Do you feel it’s important to capture the way someone is perceived? I guess without the colourful subjectivity employed in a surf-site comments section.  

Drain the color out of surfing, and it’s not surfing. The decision to use those kinds of comments, in small doses, was made before I wrote the first entry. 

Billy (left) and Laird Hamilton

What constitutes who or what makes an entry into the Encyclopedia of Surfing? Is there a capricious quality to your entries? 
For the book, I spread it out as best I could in terms of gender, geography, era, occupation. For the website, a lot of what is or is not included has to do with, Do I have the images, and do I have the information? But yeah, there is a capricious quality to the whole thing, no doubt. The project is never going to be finished. It will always be a work in progress. I’m a one-man show, and the to-do list only ever gets longer. I still try and spread things out, but if this entry is going to take three days to build, and that one’s going to take three hours, I’ll almost always go with the easier one. 

Surf writing often lends itself to a looser more creative approach, but ‘Encyclopaedia’ implies a drier tone. How do you tread the line between academia, opinion and entertainment?   
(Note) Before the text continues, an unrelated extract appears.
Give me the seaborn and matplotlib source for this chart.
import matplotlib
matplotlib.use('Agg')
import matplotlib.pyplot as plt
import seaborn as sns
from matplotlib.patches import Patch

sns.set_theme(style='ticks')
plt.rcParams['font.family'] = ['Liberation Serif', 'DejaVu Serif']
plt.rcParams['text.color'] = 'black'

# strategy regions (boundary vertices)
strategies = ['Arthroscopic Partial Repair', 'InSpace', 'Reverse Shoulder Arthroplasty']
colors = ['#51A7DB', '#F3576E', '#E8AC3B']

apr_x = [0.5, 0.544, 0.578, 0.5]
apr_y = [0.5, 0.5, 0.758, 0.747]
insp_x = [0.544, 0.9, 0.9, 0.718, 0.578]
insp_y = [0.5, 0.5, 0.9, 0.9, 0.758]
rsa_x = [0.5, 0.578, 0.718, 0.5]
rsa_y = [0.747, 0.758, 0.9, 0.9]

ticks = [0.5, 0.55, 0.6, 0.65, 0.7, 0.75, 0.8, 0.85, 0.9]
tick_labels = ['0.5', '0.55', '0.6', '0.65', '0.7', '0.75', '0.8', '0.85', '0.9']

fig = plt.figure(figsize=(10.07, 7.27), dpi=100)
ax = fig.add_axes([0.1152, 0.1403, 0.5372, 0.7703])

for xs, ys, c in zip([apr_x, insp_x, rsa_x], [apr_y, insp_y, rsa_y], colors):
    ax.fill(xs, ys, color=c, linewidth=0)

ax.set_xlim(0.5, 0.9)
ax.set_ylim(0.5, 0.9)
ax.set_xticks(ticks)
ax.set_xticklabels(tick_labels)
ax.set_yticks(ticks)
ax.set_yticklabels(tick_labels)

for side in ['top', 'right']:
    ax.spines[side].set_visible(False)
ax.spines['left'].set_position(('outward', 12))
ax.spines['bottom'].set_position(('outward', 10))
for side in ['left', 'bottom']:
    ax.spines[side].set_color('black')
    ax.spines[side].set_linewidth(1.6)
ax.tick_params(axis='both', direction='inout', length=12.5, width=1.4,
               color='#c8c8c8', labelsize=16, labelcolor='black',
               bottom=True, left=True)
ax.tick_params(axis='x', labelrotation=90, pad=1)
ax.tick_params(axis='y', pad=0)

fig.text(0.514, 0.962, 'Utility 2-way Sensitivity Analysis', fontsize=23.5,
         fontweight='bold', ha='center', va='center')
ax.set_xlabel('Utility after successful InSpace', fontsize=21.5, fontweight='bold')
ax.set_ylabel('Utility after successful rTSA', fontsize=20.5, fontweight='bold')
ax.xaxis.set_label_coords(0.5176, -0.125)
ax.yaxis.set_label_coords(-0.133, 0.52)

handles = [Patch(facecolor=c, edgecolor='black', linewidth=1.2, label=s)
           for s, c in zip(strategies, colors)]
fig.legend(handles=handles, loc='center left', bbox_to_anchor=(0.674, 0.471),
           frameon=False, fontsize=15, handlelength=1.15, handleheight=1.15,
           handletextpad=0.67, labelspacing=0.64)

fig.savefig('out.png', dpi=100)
Yes, I think about this all the time. At its core, Encyclopedia and History are both reference tools. Ninety-something-percent of the sites are straight-up research-based writing. But to get people to visit—and because I do have opinions, and because I also want to entertain—in the blog posts I will gladly dance and clown and opine. Not being constricted to any single voice is the best thing about working in 2017.
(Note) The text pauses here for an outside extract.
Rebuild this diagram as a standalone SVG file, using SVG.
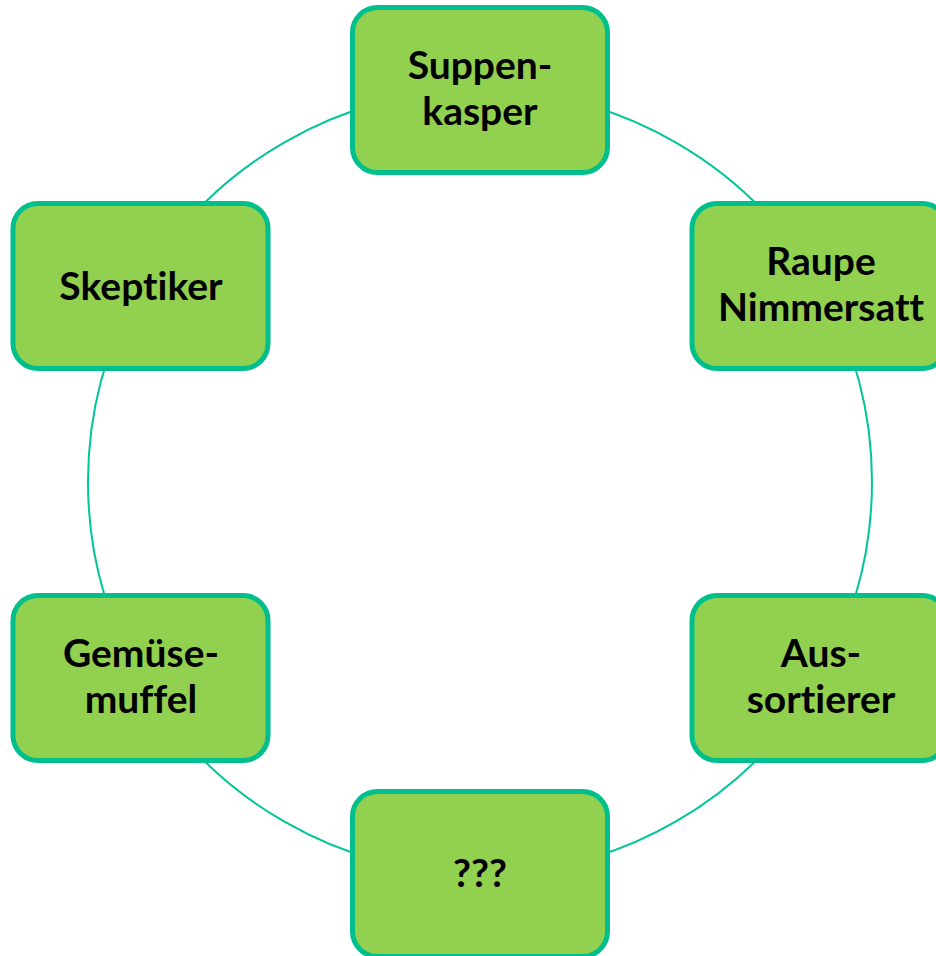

Your site spans decades. Is it hard to be in the 1930s one day and then the new millennium the next? 
No. Again, like I say above, jumping around from decade to decade feels good, keeps it interesting. 
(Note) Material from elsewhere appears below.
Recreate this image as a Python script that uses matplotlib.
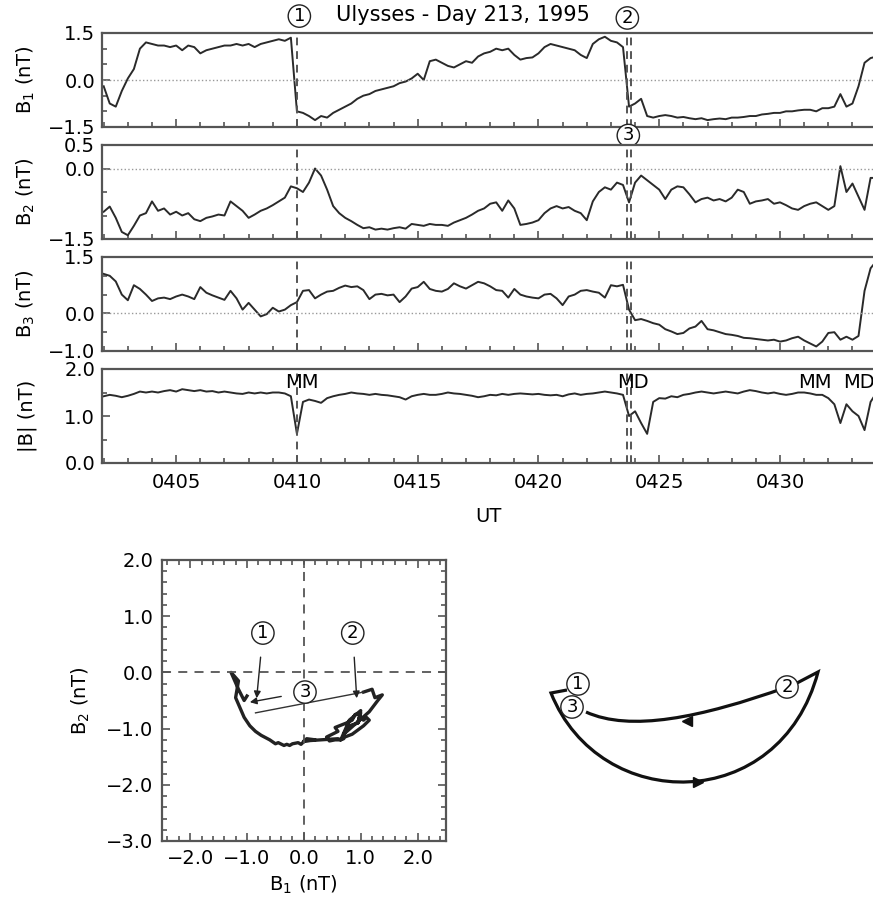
import numpy as np
import matplotlib.pyplot as plt
from matplotlib.path import Path
from matplotlib.patches import PathPatch
from matplotlib.ticker import MultipleLocator, FuncFormatter

plt.rcParams['font.family'] = 'DejaVu Sans'
plt.rcParams['font.size'] = 14
plt.rcParams['mathtext.default'] = 'regular'

# time in minutes after 0400 UT, one sample every 15 s
t = np.arange(2.0, 34.01, 0.25)

b1 = [-0.2, -0.75, -0.85, -0.35, 0.05, 0.35, 1.0, 1.2,
      1.15, 1.1, 1.1, 1.05, 1.1, 0.95, 1.1, 1.05,
      0.85, 0.95, 1.0, 1.05, 1.1, 1.1, 1.15, 1.1,
      1.15, 1.05, 1.15, 1.2, 1.25, 1.3, 1.25, 1.35,
      -1.0, -1.05, -1.15, -1.28, -1.15, -1.2, -1.05, -0.95,
      -0.85, -0.75, -0.6, -0.5, -0.45, -0.35, -0.3, -0.25,
      -0.2, -0.1, -0.05, 0.05, 0.2, 0.0, 0.6, 0.65,
      0.55, 0.45, 0.4, 0.5, 0.6, 0.55, 0.75, 0.85,
      0.9, 1.0, 0.95, 1.0, 0.8, 0.65, 0.7, 0.72,
      0.85, 1.05, 1.15, 1.1, 1.05, 1.0, 0.95, 0.8,
      0.7, 1.15, 1.3, 1.38, 1.25, 1.2, 1.05, -0.85,
      -0.75, -0.6, -1.15, -1.2, -1.15, -1.12, -1.15, -1.2,
      -1.18, -1.22, -1.25, -1.22, -1.28, -1.25, -1.23, -1.25,
      -1.2, -1.2, -1.18, -1.15, -1.15, -1.1, -1.08, -1.05,
      -1.05, -1.0, -1.0, -0.97, -0.95, -0.95, -1.0, -0.9,
      -0.9, -0.85, -0.45, -0.85, -0.75, -0.2, 0.55, 0.7,
      0.75]

b2 = [-0.92, -0.81, -1.05, -1.35, -1.42, -1.22, -1.0, -0.95,
      -0.7, -0.9, -0.85, -0.98, -0.92, -1.0, -0.95, -1.08,
      -1.12, -1.05, -1.02, -0.98, -1.0, -0.7, -0.8, -0.9,
      -1.05, -0.98, -0.9, -0.85, -0.78, -0.7, -0.62, -0.38,
      -0.42, -0.5, -0.3, 0.0, -0.15, -0.45, -0.8, -0.95,
      -1.05, -1.12, -1.2, -1.27, -1.25, -1.3, -1.28, -1.3,
      -1.27, -1.25, -1.28, -1.18, -1.2, -1.22, -1.18, -1.2,
      -1.2, -1.22, -1.15, -1.1, -1.05, -0.98, -0.9, -0.85,
      -0.75, -0.72, -0.9, -0.68, -0.85, -1.2, -1.18, -1.15,
      -1.1, -0.95, -0.85, -0.8, -0.85, -0.82, -0.9, -0.95,
      -1.1, -0.7, -0.5, -0.4, -0.45, -0.3, -0.35, -0.72,
      -0.3, -0.15, -0.25, -0.35, -0.45, -0.65, -0.45, -0.38,
      -0.4, -0.55, -0.72, -0.65, -0.62, -0.68, -0.65, -0.7,
      -0.62, -0.45, -0.5, -0.75, -0.7, -0.68, -0.65, -0.75,
      -0.72, -0.78, -0.85, -0.88, -0.8, -0.75, -0.72, -0.8,
      -0.88, -0.8, 0.05, -0.5, -0.32, -0.6, -0.88, -0.2,
      -0.2]

b3 = [1.05, 1.0, 0.85, 0.5, 0.35, 0.75, 0.65, 0.5,
      0.33, 0.4, 0.42, 0.38, 0.45, 0.5, 0.45, 0.38,
      0.7, 0.55, 0.48, 0.42, 0.36, 0.6, 0.4, 0.1,
      0.28, 0.1, -0.08, -0.02, 0.15, 0.05, 0.1, 0.22,
      0.3, 0.6, 0.62, 0.4, 0.5, 0.58, 0.6, 0.68,
      0.74, 0.7, 0.72, 0.62, 0.38, 0.5, 0.52, 0.48,
      0.5, 0.3, 0.45, 0.66, 0.7, 0.84, 0.65, 0.6,
      0.58, 0.65, 0.8, 0.72, 0.66, 0.75, 0.84, 0.8,
      0.72, 0.62, 0.6, 0.42, 0.65, 0.5, 0.45, 0.42,
      0.4, 0.5, 0.52, 0.4, 0.22, 0.45, 0.5, 0.6,
      0.62, 0.58, 0.55, 0.42, 0.75, 0.72, 0.76, 0.1,
      -0.18, -0.15, -0.2, -0.26, -0.3, -0.42, -0.48, -0.55,
      -0.52, -0.4, -0.35, -0.2, -0.42, -0.45, -0.5, -0.55,
      -0.57, -0.6, -0.65, -0.66, -0.68, -0.7, -0.72, -0.7,
      -0.75, -0.72, -0.66, -0.62, -0.72, -0.8, -0.88, -0.75,
      -0.52, -0.5, -0.7, -0.62, -0.7, -0.6, 0.6, 1.2,
      1.4]

bmag = [1.42, 1.45, 1.43, 1.4, 1.43, 1.47, 1.52, 1.5,
        1.52, 1.5, 1.53, 1.55, 1.52, 1.57, 1.55, 1.53,
        1.55, 1.52, 1.53, 1.5, 1.52, 1.5, 1.48, 1.47,
        1.5, 1.48, 1.5, 1.48, 1.5, 1.5, 1.48, 1.42,
        0.62, 1.3, 1.35, 1.32, 1.28, 1.38, 1.42, 1.45,
        1.47, 1.5, 1.48, 1.47, 1.45, 1.47, 1.45, 1.44,
        1.42, 1.4, 1.35, 1.42, 1.45, 1.47, 1.45, 1.45,
        1.47, 1.5, 1.48, 1.47, 1.45, 1.43, 1.4, 1.42,
        1.45, 1.44, 1.47, 1.45, 1.47, 1.48, 1.47, 1.46,
        1.47, 1.45, 1.44, 1.45, 1.42, 1.46, 1.48, 1.45,
        1.47, 1.48, 1.5, 1.52, 1.5, 1.48, 1.45, 1.0,
        1.1, 0.85, 0.62, 1.3, 1.38, 1.37, 1.42, 1.4,
        1.45, 1.47, 1.5, 1.52, 1.5, 1.48, 1.5, 1.52,
        1.5, 1.48, 1.52, 1.55, 1.53, 1.5, 1.48, 1.5,
        1.47, 1.45, 1.47, 1.5, 1.5, 1.48, 1.45, 1.45,
        1.38, 1.25, 0.85, 1.25, 1.1, 1.0, 0.7, 1.3,
        1.5]

# event times (min after 0400): 1 at 0410, 2 and 3 at ~0423.7
events = [10.0, 23.65, 23.82]
mm_md = [('MM', 10.2), ('MD', 23.9), ('MM', 31.45), ('MD', 33.25)]
xticks = [5, 10, 15, 20, 25, 30]
xlabels = ['0405', '0410', '0415', '0420', '0425', '0430']

W, H = 873, 909
fig = plt.figure(figsize=(W / 100, H / 100), dpi=100)


def px_axes(x0, y0, x1, y1):
    return fig.add_axes([x0 / W, 1 - y1 / H, (x1 - x0) / W, (y1 - y0) / H])


fmt = FuncFormatter(lambda v, p: f'{v:.1f}'.replace('-', '\u2212'))
fg = '#2a2a2a'
frame = '#555555'

panels = [
    (b1, 'B$_1$ (nT)', (-1.5, 1.5), [-1.5, 0.0, 1.5], (33, 127)),
    (b2, 'B$_2$ (nT)', (-1.5, 0.5), [-1.5, 0.0, 0.5], (145, 239)),
    (b3, 'B$_3$ (nT)', (-1.0, 1.5), [-1.0, 0.0, 1.5], (257, 351)),
    (bmag, '|B| (nT)', (0.0, 2.0), [0.0, 1.0, 2.0], (369, 463)),
]
axes = []
for k, (y, lab, ylim, yt, (top, bot)) in enumerate(panels):
    ax = px_axes(102, top, 873, bot)
    ax.plot(t, y, color=fg, lw=1.4)
    ax.set_xlim(1.93, 33.85)
    ax.set_ylim(*ylim)
    ax.set_yticks(yt)
    ax.yaxis.set_major_formatter(fmt)
    ax.yaxis.set_minor_locator(MultipleLocator(0.5))
    ax.set_xticks(xticks)
    ax.xaxis.set_minor_locator(MultipleLocator(1))
    ax.tick_params(which='both', direction='in', top=False, right=False,
                   color=frame, width=1.2, pad=5)
    ax.tick_params(which='major', length=6)
    ax.tick_params(which='minor', length=3.5)
    for s in ax.spines.values():
        s.set_linewidth(1.6)
        s.set_color(frame)
    ax.spines['right'].set_visible(False)
    if k < 3:
        ax.axhline(0, color='#999999', ls=':', lw=1)
        ax.tick_params(labelbottom=False)
    for e in events:
        ax.axvline(e, color=frame, ls=(0, (4, 3)), lw=1.4)
    ax.set_ylabel(lab)
    ax.yaxis.set_label_coords(-0.084, 0.5)
    axes.append(ax)

ax4 = axes[3]
ax4.set_xticklabels(xlabels)
ax4.tick_params(axis='x', pad=7)
for txt, x in mm_md:
    ax4.text(x, 1.72, txt, ha='center', va='center', fontsize=14)
fig.text(488 / W, 1 - 517 / H, 'UT', ha='center', va='center', fontsize=14)
fig.text(463 / W, 1 - 15 / H, 'Ulysses - Day 213, 1995', ha='center',
         va='center', fontsize=15)

circ = dict(boxstyle='circle,pad=0.12', fc='white', ec='#222222', lw=1)
ax1 = axes[0]
for txt, x, yf in [('1', 10.1, 1.18), ('2', 23.68, 1.16), ('3', 23.72, -0.09)]:
    ax1.text(x, yf, txt, transform=ax1.get_xaxis_transform(), ha='center',
             va='center', fontsize=13, bbox=circ, zorder=5, clip_on=False)

# hodogram of B1 vs B2 between events 1 and 3
i1 = int(np.argmin(np.abs(t - 10.0)))
i2 = int(np.argmin(np.abs(t - 23.5)))
hx = px_axes(161.7, 560, 446, 841)
hx.plot(b1[i1:i2 + 1], b2[i1:i2 + 1], color='#222222', lw=2.4)
hx.plot(b1[i2:i2 + 2], b2[i2:i2 + 2], color='#333333', lw=1.0)
hx.axhline(0, color=frame, ls=(0, (5, 4)), lw=1.3)
hx.axvline(0, color=frame, ls=(0, (5, 4)), lw=1.3)
hx.set_xlim(-2.5, 2.5)
hx.set_ylim(-3.0, 2.0)
hx.xaxis.set_major_locator(MultipleLocator(1))
hx.yaxis.set_major_locator(MultipleLocator(1))
hx.xaxis.set_minor_locator(MultipleLocator(0.2))
hx.yaxis.set_minor_locator(MultipleLocator(0.2))
hx.xaxis.set_major_formatter(fmt)
hx.yaxis.set_major_formatter(fmt)
hx.tick_params(which='both', direction='in', top=True, right=True,
               color=frame, width=1.2, pad=6)
hx.tick_params(which='major', length=6)
hx.tick_params(which='minor', length=3.5)
for s in hx.spines.values():
    s.set_linewidth(1.6)
    s.set_color(frame)
hx.set_xlabel('B$_1$ (nT)')
hx.xaxis.set_label_coords(0.5, -0.115)
hx.set_ylabel('B$_2$ (nT)')
hx.yaxis.set_label_coords(-0.245, 0.5)

arr = dict(arrowstyle='-|>', color='#222222', lw=1, mutation_scale=10,
           shrinkA=9, shrinkB=0)
for txt, tip, pos in [('1', (-0.83, -0.46), (-0.72, 0.7)),
                      ('2', (0.93, -0.46), (0.86, 0.7)),
                      ('3', (-0.95, -0.53), (0.02, -0.35))]:
    hx.annotate(txt, xy=tip, xytext=pos, ha='center', va='center',
                fontsize=13, bbox=circ, arrowprops=arr)

# schematic of the rotation, drawn in pixel units
sk_upper = [(787, 687), (700, 718), (630, 732), (586, 712)]
sk_lower = [(797, 683), (818, 672), (780, 815), (600, 815), (551, 693), (567, 690)]
sx = px_axes(520, 580, 873, 830)
sx.set_xlim(520, 873)
sx.set_ylim(830, 580)
sx.axis('off')
sx.add_patch(PathPatch(Path(sk_upper, [Path.MOVETO] + [Path.CURVE4] * 3),
                       fill=False, lw=2.3, ec='#111111'))
sx.add_patch(PathPatch(Path(sk_lower, [Path.MOVETO, Path.LINETO] +
                            [Path.CURVE4] * 3 + [Path.LINETO]),
                       fill=False, lw=2.3, ec='#111111'))
sx.plot([687], [721], marker='<', ms=7, color='#111111')
sx.plot([698], [782], marker='>', ms=7, color='#111111')
for txt, xy in [('1', (578, 684)), ('3', (572, 707)), ('2', (787, 687))]:
    sx.text(*xy, txt, ha='center', va='center', fontsize=13, bbox=circ,
            zorder=5)

fig.savefig('out.png', dpi=100)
"The One-Mile Wave" from ENCYCLOPEDIA of SURFING on Vimeo.

Got a favourite decade you like to hang out in?  
Late ‘40s and ‘50s. The war is over, the Depression is over, the boards all of a sudden are light and foiled. Surfing Malibu, being among the first guys to lay down bottom turns and cutbacks, clean water, no traffic, no crowded lineups . . . . Set the dial for 1951, and off I go. 

Still getting in the water? What does a surf historian ride? Everything?
Rarely. My wife and son and I moved to Seattle in 2011, and my life as a hardcore surfer was done. By choice. I surfed almost daily for 40 years, had a kid really late (I was 49), and it was time to move on. I can only ever do two things well at a time. Surfing had to go. I’m a husband and father, I work on my websites, and that’s it. I’ve never been happier. I surf a few times a year, when I’m visiting California. I can’t or won’t ride longboards or funboards or fish. Each year I’m a bigger kook than the year before, yet I continue to ride a standard tri-fin. If the planets align, I can still bash a lip or tuck into a tube section. And it feels so good. My standards have dropped through the floor, and it doesn’t take much these days to convince myself I still have the old animal prowess. A completed three-stage cutback and I’m done, gone, up the beach, smiling.